I was trying to prove by contradiction. So I started with the assumption that $s^2 < 5 $. But I couldn't find any $x \in E$ such that $ s^2 < x^2 < 5 $.
I think it's hard because I don't know whether s is a rational or not.
It's easy when s is a rational number, otherwise I can't solve this problem.
Help me please.
First show that $x \in \mathbb{R}$ is an upper bound for $E$ if and only if $x^2 \ge 5$.
If $x^2 \ge 5$ then for any $t \in E$ we have $t^2 < 5 \le x^2$ which implies $t \le x$, as needed.
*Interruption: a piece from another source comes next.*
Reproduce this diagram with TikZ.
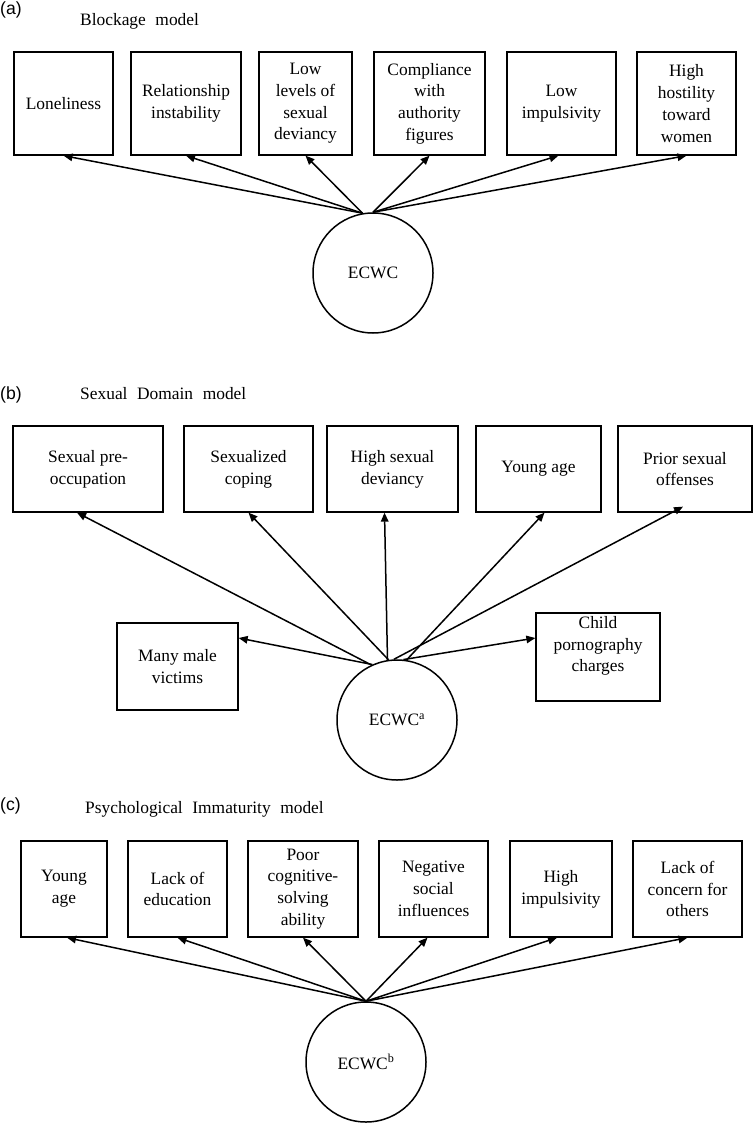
\documentclass[tikz,border=0pt]{standalone}
\usepackage{fontspec}
\setmainfont{Liberation Serif}
\newfontfamily\panelfont{Liberation Sans}
\newfontfamily\titlefont{Liberation Serif}[WordSpace=2.2]
\usetikzlibrary{arrows.meta}

\begin{document}
\begin{tikzpicture}[x=1pt, y=-1pt,
  txt/.style={font=\fontsize{17.4}{21.7}\selectfont},
  box/.style={draw, line width=1.3pt, txt, align=center, inner sep=0pt},
  rowa/.style={box, minimum height=103pt},
  rowb/.style={box, minimum height=86pt},
  rowc/.style={box, minimum height=96pt},
  latent/.style={draw, circle, line width=1.5pt, txt, minimum size=120pt, inner sep=0pt},
  load/.style={-{Triangle[length=9pt, width=7.5pt]}, line width=1.5pt},
  panel/.style={font=\panelfont\fontsize{17.6}{20}\selectfont, anchor=west, inner sep=0pt},
  title/.style={font=\titlefont\fontsize{17.4}{20}\selectfont, anchor=west, inner sep=0pt}]

  \useasboundingbox (0,0) rectangle (755,1123);

  % (a) blockage
  \begin{scope}
    \node[panel] (labA) at (0,10) {(a)};
    \node[title] (titA) at (80,21) {Blockage model};
    \node[rowa, minimum width=99pt] (lone) at (63.5,103.5) {Loneliness};
    \node[rowa, minimum width=110pt] (relinst) at (186,103.5) {Relationship\\instability};
    \node[rowa, minimum width=93pt] (lowdev) at (305.5,103.5) {Low\\levels of\\sexual\\deviancy};
    \node[rowa, minimum width=111pt] (comply) at (429.5,103.5) {Compliance\\with\\authority\\figures};
    \node[rowa, minimum width=109pt] (lowimp) at (561.5,103.5) {Low\\impulsivity};
    \node[rowa, minimum width=99pt] (hostile) at (686.5,103.5) {High\\hostility\\toward\\women};
    \node[latent] (ecwcA) at (373,273) {ECWC};
    \draw[load] (ecwcA.100) -- (lone.south);
    \draw[load] (ecwcA.100) -- (relinst.south);
    \draw[load] (ecwcA.100) -- (lowdev.south);
    \draw[load] (ecwcA.north) -- (comply.south);
    \draw[load] (ecwcA.north) -- ([xshift=-3pt]lowimp.south);
    \draw[load] (ecwcA.north) -- (hostile.south);
  \end{scope}

  % (b) sexual domain
  \begin{scope}
    \node[panel] (labB) at (0,395) {(b)};
    \node[title] (titB) at (80,394) {Sexual Domain model};
    \node[rowb, minimum width=150pt] (preocc) at (88,469) {Sexual pre-\\occupation};
    \node[rowb, minimum width=129pt] (coping) at (248.5,469) {Sexualized\\coping};
    \node[rowb, minimum width=131pt] (highdev) at (392.5,469) {High sexual\\deviancy};
    \node[rowb, minimum width=125pt] (youngB) at (538.5,469) {Young age};
    \node[rowb, minimum width=134pt] (prior) at (685,469) {Prior sexual\\offenses};
    \node[box, minimum width=121pt, minimum height=87pt] (male) at (177.5,666.5) {Many male\\victims};
    \node[box, minimum width=124pt, minimum height=88pt] (child) at (598,657) {};
    \node[txt, align=center, inner sep=0pt] (childtxt) at ([yshift=11pt]child.center) {Child\\pornography\\charges};
    \node[latent] (ecwcB) at (397,720) {ECWC\textsuperscript{a}};
    \draw[load] (ecwcB.115) -- ([xshift=-11pt]preocc.south);
    \draw[load] (ecwcB.98) -- (coping.south);
    \draw[load] (ecwcB.99) -- ([xshift=-8pt]highdev.south);
    \draw[load] (ecwcB.81) -- ([xshift=6pt]youngB.south);
    \draw[load] (ecwcB.93) -- ([xshift=-2pt, yshift=6pt]prior.south);
    \draw[load] (ecwcB.114) -- ([yshift=28.5pt]male.east);
    \draw[load] (ecwcB.84) -- ([yshift=19pt]child.west);
  \end{scope}

  % (c) psychological immaturity
  \begin{scope}
    \node[panel] (labC) at (0,806) {(c)};
    \node[title] (titC) at (85,809) {Psychological Immaturity model};
    \node[rowc, minimum width=86pt] (youngC) at (64,889) {Young\\age};
    \node[rowc, minimum width=99pt] (educ) at (177.5,889) {Lack of\\education};
    \node[rowc, minimum width=110pt] (cognit) at (303,889) {Poor\\cognitive-\\solving\\ability};
    \node[rowc, minimum width=109pt] (social) at (433.5,889) {Negative\\social\\influences};
    \node[rowc, minimum width=102pt] (highimp) at (561,889) {High\\impulsivity};
    \node[rowc, minimum width=109pt] (concern) at (687.5,889) {Lack of\\concern for\\others};
    \node[latent] (ecwcC) at (366,1062) {ECWC\textsuperscript{b}};
    \draw[load] (ecwcC.north) -- ([xshift=3pt]youngC.south);
    \draw[load] (ecwcC.north) -- (educ.south);
    \draw[load] (ecwcC.north) -- (cognit.south);
    \draw[load] (ecwcC.north) -- ([xshift=-6pt]social.south);
    \draw[load] (ecwcC.north) -- ([xshift=-4pt]highimp.south);
    \draw[load] (ecwcC.north) -- (concern.south);
  \end{scope}
\end{tikzpicture}
\end{document}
If $x$ is an upper bound for $E$ and $x^2 < 5$, then take $n \in \mathbb{N}$ such that $\frac2n + \frac1{n^2} < 5-x^2$. We have
$$\left(x + \frac1n\right)^2 = x^2 + \frac2n + \frac1{n^2} < 5$$
Now because of density of rationals in the reals, there exists $q \in \langle x, x + \frac1n\rangle \cap \mathbb{Q}$. Clearly $q \in E$ which is a contradiction with $x$ being an upper bound for $E$. Hence $x^2 \ge 5$.
Now you can conclude $s^2 \ge 5$, since supremum is an upper bound.
For the other implication, if $s^2 > 5$, then for $m \in \mathbb{N}$ such that $\frac2n < s^2 - 5$ we have
$$\left(s - \frac1n\right)^2 = s^2 - \frac2n + \frac1{n^2} > s^2 - \frac2n > 5$$
so $\left(s - \frac1n\right)^2 < s$ is also an upper bound. A contradiction with the fact that $s$ is the least upper bound, so we conclude $s^2 \le 5$.
Thus $s^2 = 5$.